By ANNE M. PETERSON
The Associated Press
The U.S. women’s national team is well aware the rest of the world is catching up.
Long dominant on the international stage, the No. 1-ranked Americans are heading to France for the Women’s World Cup with any number of teams potentially in position to topple the defending champions.
Among the challengers are host France, upstart England, the surprise third-place finisher at the 2015 World Cup in Canada, and even the Canadians themselves, who would love to get an upper hand in a longstanding rivalry with their North American neighbors.
“I do not think that the U.S. is as strong as they have always been, the same with Germany, while not underestimating teams like Italy and Spain that may be inferior,” said Sweden midfielder Kosovar Asllani. “We will of course do everything to be at the top. It is open for any national team, really.”
Jill Ellis is leading the U.S. team into her second World Cup as coach. She selected a roster that emphasized experience, but the lineup will look vastly different from four years ago. Stalwarts Abby Wambach and Lauren Holiday have retired, and Carli Lloyd — who scored a hat trick in the title game in Canada — has moved into a “super sub” role off the bench .
The U.S. women are focused on winning on the field in France even while at home they are looking for a different victory. Known for championing women’s rights and equality, the players collectively filed a lawsuit alleging discrimination by the U.S. Soccer Federation and seeking pay equitable with that of players on the men’s national team.

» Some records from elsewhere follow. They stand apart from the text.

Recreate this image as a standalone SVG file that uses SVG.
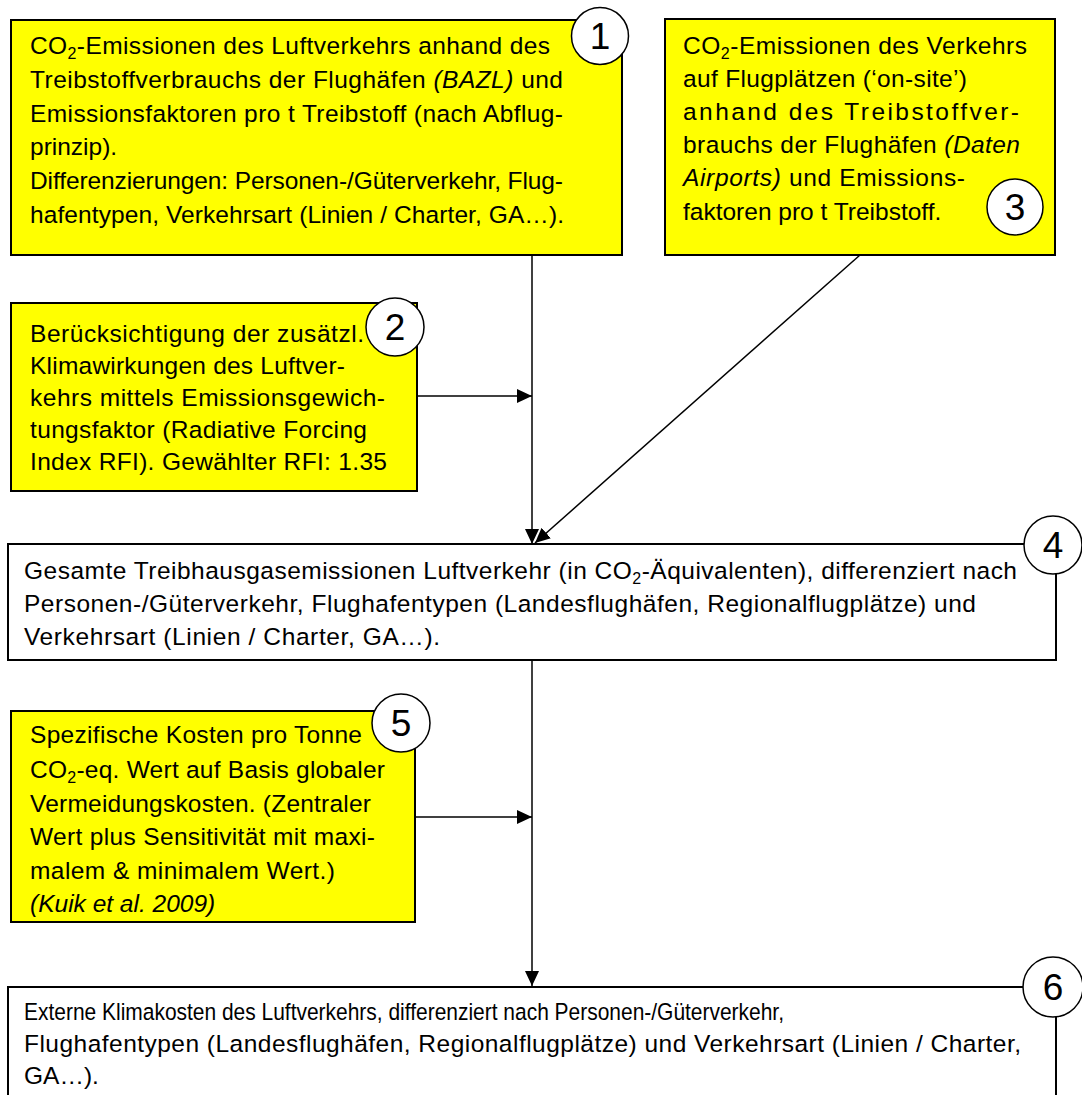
<svg xmlns="http://www.w3.org/2000/svg" width="1082" height="1095" viewBox="0 0 1082 1095">
<style>
.t{font-family:"Liberation Sans",Arial,sans-serif;font-size:24.5px;fill:#000}
.i{font-style:italic}
.y{fill:#ffff00;stroke:#000;stroke-width:2}
.w{fill:#fff;stroke:#000;stroke-width:2}
.c{fill:#fff;stroke:#000;stroke-width:1.5}
.n{font-family:"Liberation Sans",Arial,sans-serif;font-size:37px;text-anchor:middle;fill:#000}
.l{fill:none;stroke:#000;stroke-width:1.5}
</style>
<defs>
<marker id="ah" markerUnits="userSpaceOnUse" markerWidth="16" markerHeight="14" refX="15" refY="7" orient="auto">
<path d="M0,0 L15,7 L0,14 z" fill="#000"/>
</marker>
</defs>
<rect width="1082" height="1095" fill="#fff"/>

<g id="connectors">
<line class="l" x1="532" y1="255" x2="532" y2="544" marker-end="url(#ah)"/>
<line class="l" x1="417" y1="396" x2="532" y2="396" marker-end="url(#ah)"/>
<line class="l" x1="860" y1="255" x2="535" y2="543" marker-end="url(#ah)"/>
<line class="l" x1="532" y1="660" x2="532" y2="986" marker-end="url(#ah)"/>
<line class="l" x1="415" y1="817" x2="532" y2="817" marker-end="url(#ah)"/>
</g>

<g id="node1">
<rect class="y" x="11" y="20" width="611" height="235"/>
<text class="t" x="30" y="54" textLength="520">CO<tspan font-size="16" dy="5">2</tspan><tspan dy="-5">-Emissionen des Luftverkehrs anhand des</tspan></text>
<text class="t" x="30" y="88" textLength="533">Treibstoffverbrauchs der Flughäfen <tspan class="i">(BAZL)</tspan> und</text>
<text class="t" x="30" y="122" textLength="533">Emissionsfaktoren pro t Treibstoff (nach Abflug-</text>
<text class="t" x="30" y="155">prinzip).</text>
<text class="t" x="30" y="189" textLength="533">Differenzierungen: Personen-/Güterverkehr, Flug-</text>
<text class="t" x="30" y="223" textLength="534">hafentypen, Verkehrsart (Linien / Charter, GA…).</text>
<circle class="c" cx="600" cy="36" r="28.5"/>
<text class="n" x="600" y="49">1</text>
</g>

<g id="node3">
<rect class="y" x="665" y="19" width="390" height="236"/>
<text class="t" x="683" y="54" textLength="344">CO<tspan font-size="16" dy="5">2</tspan><tspan dy="-5">-Emissionen des Verkehrs</tspan></text>
<text class="t" x="683" y="87" textLength="284">auf Flugplätzen (‘on-site’)</text>
<text class="t" x="683" y="120" textLength="336">anhand des Treibstoffver-</text>
<text class="t" x="683" y="153" textLength="337">brauchs der Flughäfen <tspan class="i">(Daten</tspan></text>
<text class="t" x="683" y="186" textLength="282"><tspan class="i">Airports)</tspan> und Emissions-</text>
<text class="t" x="683" y="220">faktoren pro t Treibstoff.</text>
<circle class="c" cx="1015" cy="207" r="28"/>
<text class="n" x="1015" y="220">3</text>
</g>

<g id="node2">
<rect class="y" x="11" y="303" width="406" height="188"/>
<text class="t" x="30" y="342" textLength="334">Berücksichtigung der zusätzl.</text>
<text class="t" x="30" y="374" textLength="315">Klimawirkungen des Luftver-</text>
<text class="t" x="30" y="406" textLength="355">kehrs mittels Emissionsgewich-</text>
<text class="t" x="30" y="438" textLength="337">tungsfaktor (Radiative Forcing</text>
<text class="t" x="30" y="470" textLength="357">Index RFI). Gewählter RFI: 1.35</text>
<circle class="c" cx="395" cy="327" r="29"/>
<text class="n" x="395" y="340">2</text>
</g>

<g id="node4">
<rect class="w" x="8" y="544" width="1048" height="116"/>
<text class="t" x="24" y="579" textLength="993">Gesamte Treibhausgasemissionen Luftverkehr (in CO<tspan font-size="16" dy="5">2</tspan><tspan dy="-5">-Äquivalenten), differenziert nach</tspan></text>
<text class="t" x="24" y="612" textLength="952">Personen-/Güterverkehr, Flughafentypen (Landesflughäfen, Regionalflugplätze) und</text>
<text class="t" x="24" y="645" textLength="416">Verkehrsart (Linien / Charter, GA…).</text>
<circle class="c" cx="1053" cy="545" r="29"/>
<text class="n" x="1053" y="558">4</text>
</g>

<g id="node5">
<rect class="y" x="11" y="711" width="404" height="211"/>
<text class="t" x="30" y="743" textLength="332">Spezifische Kosten pro Tonne</text>
<text class="t" x="30" y="778" textLength="355">CO<tspan font-size="16" dy="5">2</tspan><tspan dy="-5">-eq. Wert auf Basis globaler</tspan></text>
<text class="t" x="30" y="812" textLength="341">Vermeidungskosten. (Zentraler</text>
<text class="t" x="30" y="845" textLength="345">Wert plus Sensitivität mit maxi-</text>
<text class="t" x="30" y="879" textLength="305">malem &amp; minimalem Wert.)</text>
<text class="t i" x="30" y="912">(Kuik et al. 2009)</text>
<circle class="c" cx="401" cy="723" r="29"/>
<text class="n" x="401" y="736">5</text>
</g>

<g id="node6">
<rect class="w" x="8" y="987" width="1048" height="130"/>
<text class="t" x="24" y="1020" textLength="760" lengthAdjust="spacingAndGlyphs">Externe Klimakosten des Luftverkehrs, differenziert nach Personen-/Güterverkehr,</text>
<text class="t" x="24" y="1052" textLength="997">Flughafentypen (Landesflughäfen, Regionalflugplätze) und Verkehrsart (Linien / Charter,</text>
<text class="t" x="24" y="1084">GA…).</text>
<circle class="c" cx="1053" cy="987" r="30"/>
<text class="n" x="1053" y="1000">6</text>
</g>
</svg>
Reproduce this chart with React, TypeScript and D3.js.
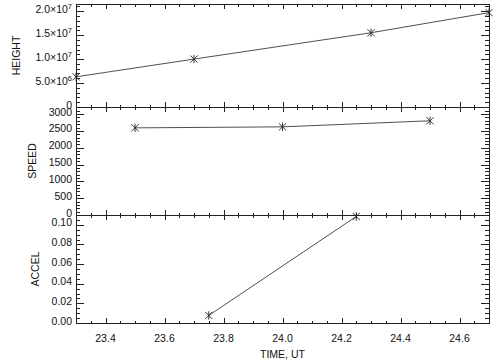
import * as d3 from 'd3';

// time axis (hours, UT)
const timeDomain = [23.3, 24.7];
const timeTicks = [23.4, 23.6, 23.8, 24.0, 24.2, 24.4, 24.6];

// HEIGHT panel
const heightTime = [23.3, 23.7, 24.3, 24.7];
const heightValues = [6.3e6, 1.0e7, 1.55e7, 1.97e7];
const heightTicks = [0, 5e6, 1e7, 1.5e7, 2e7];
const heightTickLabels = ['0', '5.0|6', '1.0|7', '1.5|7', '2.0|7'];

// SPEED panel
const speedTime = [23.5, 24.0, 24.5];
const speedValues = [2590, 2620, 2800];
const speedTicks = [0, 500, 1000, 1500, 2000, 2500, 3000];
const speedTickLabels = ['0', '500', '1000', '1500', '2000', '2500', '3000'];

// ACCEL panel
const accelTime = [23.75, 24.25];
const accelValues = [0.0077, 0.1085];
const accelTicks = [0, 0.02, 0.04, 0.06, 0.08, 0.1];
const accelTickLabels = ['0.00', '0.02', '0.04', '0.06', '0.08', '0.10'];

const W = 504;
const H = 360;
const left = 76;
const right = 489;
const font = '"Liberation Sans", Arial, Helvetica, sans-serif';
const ink = '#222';

const panels = [
  { title: 'HEIGHT', titleX: 16, top: 4, bottom: 107, domain: [0, 2.15e7], minor: 1e6,
    ticks: heightTicks, labels: heightTickLabels, t: heightTime, v: heightValues },
  { title: 'SPEED', titleX: 32, top: 107, bottom: 215, domain: [0, 3210], minor: 100,
    ticks: speedTicks, labels: speedTickLabels, t: speedTime, v: speedValues },
  { title: 'ACCEL', titleX: 35.5, top: 215, bottom: 323, domain: [0, 0.11], minor: 0.005,
    ticks: accelTicks, labels: accelTickLabels, t: accelTime, v: accelValues },
];

function Asterisk({ x, y }: { x: number; y: number }) {
  const r = 3.6;
  return (
    <g stroke={ink} strokeWidth={0.9}>
      <line x1={x - r} y1={y - r} x2={x + r} y2={y + r} />
      <line x1={x - r} y1={y + r} x2={x + r} y2={y - r} />
      <line x1={x} y1={y - r - 0.6} x2={x} y2={y + r + 0.6} />
    </g>
  );
}

function TickLabel({ y, label }: { y: number; label: string }) {
  const [mant, exp] = label.split('|');
  return (
    <text x={72} y={y + 1.5} textAnchor="end" fontSize={10.5} fontFamily={font} fill="#111">
      {exp ? `${mant}×10` : mant}
      {exp && (
        <tspan dy={-4} fontSize={7.5}>
          {exp}
        </tspan>
      )}
    </text>
  );
}

export default function App() {
  const x = d3.scaleLinear().domain(timeDomain).range([left, right]);
  const xMinor = d3
    .range(Math.round(timeDomain[0] / 0.05), Math.round(timeDomain[1] / 0.05) + 1)
    .map((k) => k * 0.05)
    .filter((t) => t > timeDomain[0] + 1e-6 && t < timeDomain[1] - 1e-6);

  return (
    <svg width={W} height={H} style={{ position: 'absolute', left: 0, top: 0 }}>
      <rect width={W} height={H} fill="#fff" />
      {panels.map((p) => {
        const y = d3.scaleLinear().domain(p.domain).range([p.bottom, p.top]);
        const line = d3
          .line<number>()
          .x((_, i) => x(p.t[i]))
          .y((d) => y(d));
        const yMinor = d3
          .range(0, Math.floor(p.domain[1] / p.minor + 1e-6) + 1)
          .map((k) => k * p.minor)
          .filter((v) => v > p.domain[0] + 1e-9 && v < p.domain[1] - 1e-9);
        const isMajorX = (t: number) => timeTicks.some((m) => Math.abs(m - t) < 1e-6);
        const isMajorY = (v: number) => p.ticks.some((m) => Math.abs(m - v) < p.minor / 10);
        return (
          <g key={p.title}>
            <rect
              x={left}
              y={p.top}
              width={right - left}
              height={p.bottom - p.top}
              fill="none"
              stroke={ink}
              strokeWidth={1}
              shapeRendering="crispEdges"
            />
            <g stroke={ink} strokeWidth={1} shapeRendering="crispEdges">
              {xMinor.map((t) => {
                const len = isMajorX(t) ? 5 : 2.5;
                const xx = Math.round(x(t)) + 0.5;
                return (
                  <g key={`x${t}`}>
                    <line x1={xx} x2={xx} y1={p.bottom} y2={p.bottom - len} />
                    <line x1={xx} x2={xx} y1={p.top} y2={p.top + len} />
                  </g>
                );
              })}
              {yMinor.map((v) => {
                const len = isMajorY(v) ? 8 : 4;
                const yy = Math.round(y(v)) + 0.5;
                return (
                  <g key={`y${v}`}>
                    <line x1={left} x2={left + len} y1={yy} y2={yy} />
                    <line x1={right} x2={right - len} y1={yy} y2={yy} />
                  </g>
                );
              })}
            </g>
            {p.ticks.map((v, i) => (
              <TickLabel key={v} y={y(v)} label={p.labels[i]} />
            ))}
            <text
              transform={`translate(${p.titleX},${(p.top + p.bottom) / 2}) rotate(-90)`}
              textAnchor="middle"
              dy="0.36em"
              fontSize={10.5}
              fontFamily={font}
              fill="#111"
            >
              {p.title}
            </text>
            <path d={line(p.v) ?? ''} fill="none" stroke={ink} strokeWidth={0.8} />
            {p.v.map((v, i) => (
              <Asterisk key={i} x={x(p.t[i])} y={y(v)} />
            ))}
          </g>
        );
      })}
      {timeTicks.map((t) => (
        <text
          key={t}
          x={x(t)}
          y={342}
          textAnchor="middle"
          fontSize={10.5}
          fontFamily={font}
          fill="#111"
        >
          {t.toFixed(1)}
        </text>
      ))}
      <text x={(left + right) / 2} y={358} textAnchor="middle" fontSize={10.5} fontFamily={font} fill="#111">
        TIME, UT
      </text>
    </svg>
  );
}
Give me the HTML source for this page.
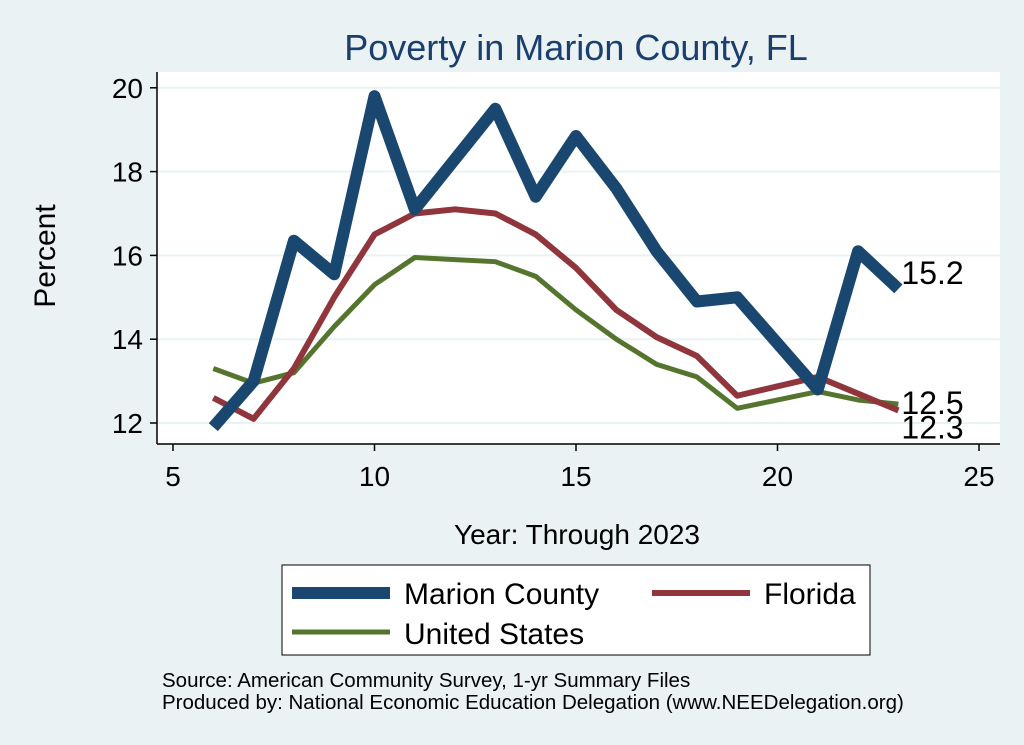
<!DOCTYPE html>
<html><head><meta charset="utf-8"><style>
body{margin:0;background:#eaf2f3;}
svg{display:block;font-family:"Liberation Sans",sans-serif;}
</style></head><body>
<svg width="1024" height="745" viewBox="0 0 1024 745">
<rect x="0" y="0" width="1024" height="745" fill="#eaf2f3"/>
<text x="576" y="60" font-size="36" fill="#1a3e6e" text-anchor="middle">Poverty in Marion County, FL</text>
<rect x="157" y="72" width="843" height="372" fill="#fff"/>
<g id="grid"></g>
<g id="series"></g>
<line x1="157" y1="72" x2="157" y2="444" stroke="#000" stroke-width="1.5"/>
<line x1="157" y1="444" x2="1000" y2="444" stroke="#000" stroke-width="1.5"/>
<g id="ticks"></g>
<text x="55" y="256" font-size="30" text-anchor="middle" transform="rotate(-90 55 256)">Percent</text>
<text x="577" y="544" font-size="28" text-anchor="middle">Year: Through 2023</text>
<g>
<rect x="282" y="565" width="588" height="90" fill="#fff" stroke="#000" stroke-width="1"/>
<line x1="292" y1="593" x2="390" y2="593" stroke="#1a476f" stroke-width="12"/>
<text x="404" y="604" font-size="30">Marion County</text>
<line x1="652" y1="593" x2="750" y2="593" stroke="#90353b" stroke-width="6"/>
<text x="764" y="604" font-size="30">Florida</text>
<line x1="292" y1="632" x2="390" y2="632" stroke="#55752f" stroke-width="5"/>
<text x="404" y="644" font-size="30">United States</text>
</g>
<text x="162" y="687" font-size="20.5">Source: American Community Survey, 1-yr Summary Files</text>
<text x="162" y="709" font-size="20.5">Produced by: National Economic Education Delegation (www.NEEDelegation.org)</text>
</svg>
<script>
const years=[6,7,8,9,10,11,12,13,14,15,16,17,18,19,21,22,23];
const marion=[11.9,13.0,16.35,15.55,19.8,17.1,18.3,19.5,17.4,18.85,17.6,16.1,14.9,15.0,12.8,16.1,15.2];
const florida=[12.6,12.1,13.3,15.0,16.5,17.0,17.1,17.0,16.5,15.7,14.7,14.05,13.6,12.65,13.1,12.7,12.3];
const us=[13.3,12.95,13.2,14.3,15.3,15.95,15.9,15.85,15.5,14.7,14.0,13.4,13.1,12.35,12.75,12.55,12.45];
const xTicks=[5,10,15,20,25];
const yTicks=[12,14,16,18,20];
const NS='http://www.w3.org/2000/svg';
const X=v=>173+(v-5)*40.3;
const Y=v=>423-(v-12)*41.9;
const grid=document.getElementById('grid'),ticks=document.getElementById('ticks'),ser=document.getElementById('series');
function mk(tag,attrs,parent){const e=document.createElementNS(NS,tag);for(const k in attrs)e.setAttribute(k,attrs[k]);parent.appendChild(e);return e;}
yTicks.forEach(t=>{
 const g=mk('line',{x1:157,x2:1000,y1:Y(t),y2:Y(t),stroke:'#eaf2f3','stroke-width':2},grid);
 
 
 const tk=mk('line',{x1:150,x2:157,y1:Y(t),y2:Y(t),stroke:'#000','stroke-width':1.5},ticks);
 
 
 const tx=mk('text',{x:143,y:Y(t)+10,'font-size':28,'text-anchor':'end'},ticks);tx.textContent=t;
 
 
});
xTicks.forEach(t=>{
 const tk=mk('line',{x1:X(t),x2:X(t),y1:444,y2:451,stroke:'#000','stroke-width':1.5},ticks);
 
 
 const tx=mk('text',{x:X(t),y:486,'font-size':28,'text-anchor':'middle'},ticks);tx.textContent=t;
 
 
});
function line(vals,color,w,name){
 const p=mk('polyline',{points:years.map((y,i)=>X(y)+','+Y(vals[i])).join(' '),fill:'none',stroke:color,'stroke-width':w,'stroke-linejoin':'round'},ser);
 
 
}
line(us,'#55752f',5,'us-line');
line(florida,'#90353b',6,'florida-line');
line(marion,'#1a476f',12,'marion-line');
const last=years.length-1;
[[marion,'15.2',-16],[us,'12.5',-1],[florida,'12.3',17]].forEach(([v,lab,dy])=>{
 const t=mk('text',{x:X(years[last])+3,y:Y(v[last])+11+dy,'font-size':32},ser);t.textContent=lab;
 
 
});
</script>
</body></html>
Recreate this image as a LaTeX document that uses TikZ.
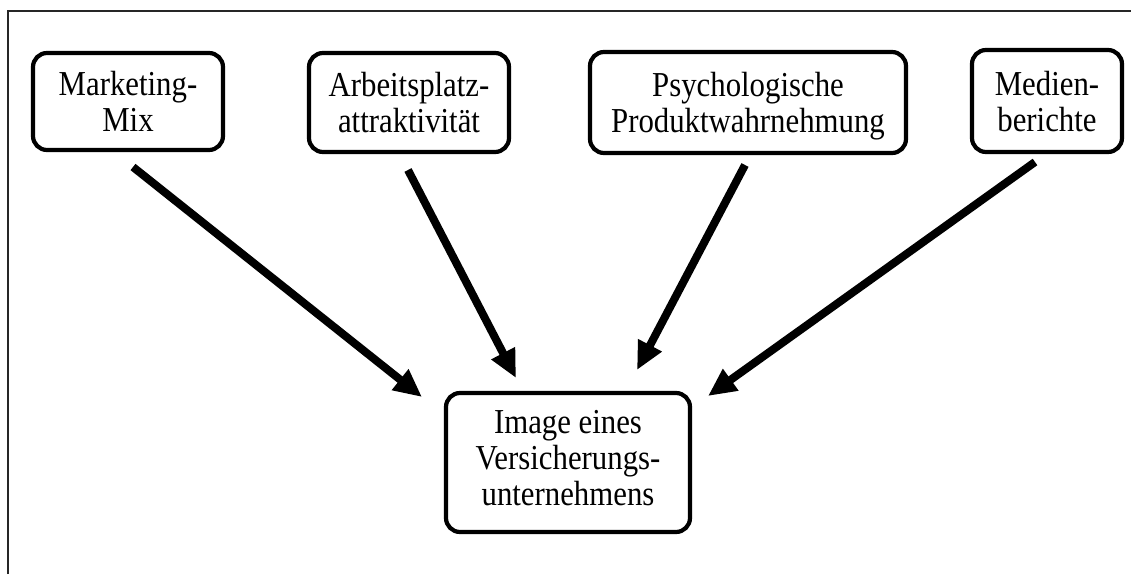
\documentclass[tikz,border=0pt]{standalone}
\usepackage{fontspec}
\setmainfont{Liberation Serif}[FakeStretch=0.88]
\usetikzlibrary{arrows.meta}
\newcommand\tstr{\rule{0pt}{17.6pt}}
\newcommand\bstr{\rule[-5.4pt]{0pt}{5.4pt}}
\tikzset{
  box/.style={draw, line width=2.1pt, rounded corners=7pt, align=center, inner sep=0pt,
    font=\fontsize{17.5}{18}\selectfont},
  bigarrow/.style={line width=4pt, -{Triangle[length=14pt,width=12.5pt]}},
  frame/.style={line width=1pt, draw=black!85}
}
\begin{document}
\begin{tikzpicture}[x=0.5pt,y=-0.5pt]
\useasboundingbox (0,0) rectangle (1131,574);
\draw[frame] (8,574) -- (8,10.5) -- (1131,10.5);
\node[box, minimum width=95pt, minimum height=48.5pt] (m) at (128,101.5) {\tstr Marketing-\\Mix\bstr};
\node[box, minimum width=100pt, minimum height=49.5pt] (a) at (409,102.5) {\tstr Arbeitsplatz-\\attraktivität\bstr};
\node[box, minimum width=158pt, minimum height=50.5pt] (p) at (748,102.5) {\tstr Psychologische\\Produktwahrnehmung\bstr};
\node[box, minimum width=75pt, minimum height=51pt] (d) at (1047,101) {\tstr Medien-\\berichte\bstr};
\node[box, minimum width=122pt, minimum height=69.5pt] (i) at (568,462.5) {\strut Image eines\\Versicherungs-\\unternehmens\bstr};
\coordinate (s1) at (133,167); \coordinate (e1) at (422,397);
\coordinate (s2) at (408,170); \coordinate (e2) at (516,378);
\coordinate (s3) at (745,165); \coordinate (e3) at (637,370);
\coordinate (s4) at (1035,162); \coordinate (e4) at (708,396);
\draw[bigarrow] (s1) -- (e1);
\draw[bigarrow] (s2) -- (e2);
\draw[bigarrow] (s3) -- (e3);
\draw[bigarrow] (s4) -- (e4);
\end{tikzpicture}
\end{document}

Forward Christen Press said it’s this unity on and off the field that makes the United States a formidable team. “The World Cup is precious to us and we want to have all our focus there,” she said.
Alex Morgan will lead the attack, flanked by Megan Rapinoe and Tobin Heath. Morgan, who broke out at the 2012 Olympics and is playing in her third World Cup, scored 18 goals in 19 games last year and was the team’s Player of the Year for 2018.
A focus will no doubt be Alyssa Naeher, who has the daunting task of replacing Hope Solo in goal. Solo won the Golden Glove in Canada as the tournament’s best goalkeeper, allowing just three goals. But she was ultimately dismissed from the team following the 2016 Olympics.
Naeher is known for her calm demeanor.
“I’ve kind of found over the years that it’s best to just keep that even mindset, not too high and not too low,” she said. “There’s obviously a lot of defensive strategies and changes leading into a game, and within a game. The more that I can kind of just stay in the moment and kind of take it all in, the better position I’ll put myself in.”
Helping Naeher will be a backline that includes veterans Becky Sauerbrunn and Kelley O’Hara, both playing in their third World Cup.
In the Brazil Games, Sweden bunkered on defense and went on to advance to the semifinals, handing the U.S. its earliest exit in Olympic competition. Solo famously called the Swedes “cowards” for the tactic.
But that game could provide something of a blueprint for how to beat the United States. Sweden was coached at the time by former U.S. coach Pia Sundhage, who knew the Americans well.
Sundhage has since moved on, but the U.S. will again face Sweden in the final game of the group stage. Ellis joked before the draw in December that she fully expected to be grouped with Sweden — so of course it happened. It is the sixth time the two teams have been in the same group. Also in Group F are Thailand and Chile, which is making its World Cup debut.
“I think that the emphasis is not to overload or add, it’s more about trusting what we’ve done and going in there and now just being able to focus on what’s exactly in front of us in terms of games,” Ellis said. “I think that sometimes coaches go to a playoff round or go into the postseason and suddenly what do you want to do — more and more and more — and I think the complete opposite actually.”
The U.S. will open the tournament against Thailand in Reims on June 11. Sweden, ranked No. 9, will face the U.S. on June 20 in Le Havre — the final group match for both. The U.S. and the Swedes are expected to advance to the knockout round.
The United States has won the World Cup three times since the women’s event was launched in 1991, more than any other national team. Japan defeated the U.S. in an emotional final in 2011 that came as that nation was still reeling from a devastating earthquake and tsunami.